A total of 47 Catholic schools in Los Angeles, Ventura, and Santa Barbara counties can offer some form of in-person instruction to students, despite COVID-19 restrictions that have caused most local schools to continue with distance learning.
Thirty-six schools in the Archdiocese of Los Angeles have been granted waivers from Los Angeles County to reopen their classrooms in the last month, according to the Department of Catholic Schools. The first, St. Maria Goretti in Long Beach, opened its doors Oct. 26.
Waiver applications from several more Catholic schools in LA County are currently pending, according to Department of Catholic Schools Assistant Superintendent Ryan Halverson. Such waivers are required for schools to open in counties classified under California’s most restrictive “purple tier,” which most counties in the state are currently in.
Additionally, six Catholic schools in Santa Barbara County and five in Ventura County were allowed to reopen during the time that both counties were upgraded to the state’s less restrictive “red tier” earlier this fall.

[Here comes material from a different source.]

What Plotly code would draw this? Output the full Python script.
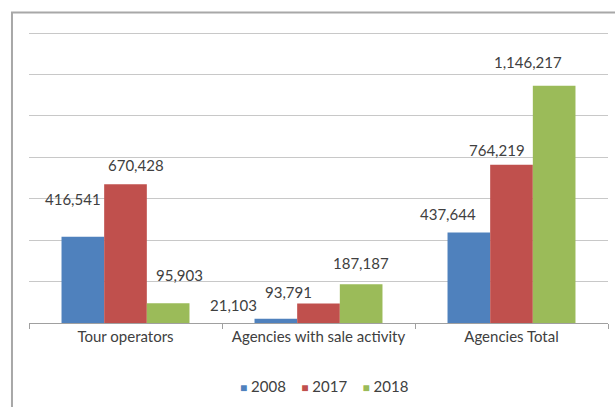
import plotly.graph_objects as go

categories = ["Tour operators", "Agencies with sale activity", "Agencies Total"]
years = ["2008", "2017", "2018"]
values_2008 = [416541, 21103, 437644]
values_2017 = [670428, 93791, 764219]
values_2018 = [95903, 187187, 1146217]
series = [values_2008, values_2017, values_2018]
colors = ["#4F81BD", "#C0504D", "#9BBB59"]

# label offsets in pixels (style), per series per category
x_shifts = [[-11, -43, -22], [10, -30, -15], [12, 0, -26]]
y_shifts = [[38, 14, 18], [19, 12, 15], [28, 21, 24]]

fig = go.Figure()
for yr, vals, col in zip(years, series, colors):
    fig.add_trace(go.Bar(name=yr, x=categories, y=vals, marker_color=col,
                         marker_line_width=0, showlegend=False))

annotations = []
for si, vals in enumerate(series):
    for ci, v in enumerate(vals):
        annotations.append(dict(
            x=ci, y=v, xref="x", yref="y", text=f"{v:,}", showarrow=False,
            xshift=(si - 1) * 42 + x_shifts[si][ci], yshift=y_shifts[si][ci],
            font=dict(family="Lato", size=15, color="#404040")))

# compact legend built from the series names and colours
legend_text = "&nbsp;&nbsp;&nbsp;&nbsp;".join(
    f"<span style='color:{c}; font-size:12px'>■</span>&nbsp;{y}" for y, c in zip(years, colors))
annotations.append(dict(x=0.51, y=-0.214, xref="paper", yref="paper", text=legend_text,
                        showarrow=False, xanchor="center", yanchor="middle",
                        font=dict(family="Lato", size=15, color="#404040")))

fig.update_layout(
    width=615, height=407,
    margin=dict(l=29, r=7, t=29, b=84),
    paper_bgcolor="white", plot_bgcolor="white",
    barmode="group", bargap=0.337, bargroupgap=0,
    annotations=annotations,
    showlegend=False,
    shapes=[dict(type="rect", xref="paper", yref="paper",
                 x0=-0.0294, x1=1.1, y0=-0.4, y1=1.056,
                 line=dict(color="#A8A8A8", width=2), fillcolor="rgba(0,0,0,0)")],
    font=dict(family="Lato", color="#404040"),
)
fig.update_xaxes(type="category", showline=True, linecolor="#A0A0A0", linewidth=1,
                 ticks="outside", tickson="boundaries", ticklen=5, tickcolor="#A0A0A0",
                 tickfont=dict(family="Lato", size=15, color="#404040"), showgrid=False)
fig.update_yaxes(range=[0, 1420000], tickvals=[200000 * i for i in range(1, 8)],
                 showticklabels=False,
                 showgrid=True, gridcolor="#C8C8C8", gridwidth=1, zeroline=False)

fig.write_html("out.html")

Although a surge in COVID-19 cases has landed both counties back in the more restrictive purple tier, those school campuses have been allowed to remain open.
“In those counties where our schools had already opened, they were allowed to stay open,” Halverson told Angelus. “Any school that now wants to open will have to re-engage in the waiver process.”
Because the Archdiocese of Los Angeles comprises three counties, each with its own set of guidelines, schools in each county have faced different hurdles to reopen.
“Depending on the county, we have schools that have welcomed back students in grades TK-1 or TK-2 for in-person instruction, while others offer distance learning on-campus to accommodate student needs,” Halverson said.
Meanwhile, all schools in Los Angeles County are allowed in certain cases to offer specialized, in-person instruction for small groups of “high need” students, as long as their number does not exceed 10% of the normal number of students.
Halverson says that while reopened schools have inevitably experienced some COVID-19 cases, they have been primarily isolated to individual cases where transmission occurred off-campus. To reduce and mitigate risk of spread, the reopened schools are following stringent public health protocols, including masking, distancing, personal hygiene and campus cleaning.
The priority now, Halverson said, is that Catholic schools be able to offer “a range of learning options for families, including distance, hybrid (in-person and distance) and full in-person programs.”
For now, parents, teachers, and school administrators hope those options remain available until Southern California’s COVID-19 metrics turn the corner in the coming months.
“We are looking forward to the distribution of a vaccine in early 2021, which will help accelerate the reopening of our schools and a return to full in-person instruction,” said Halverson.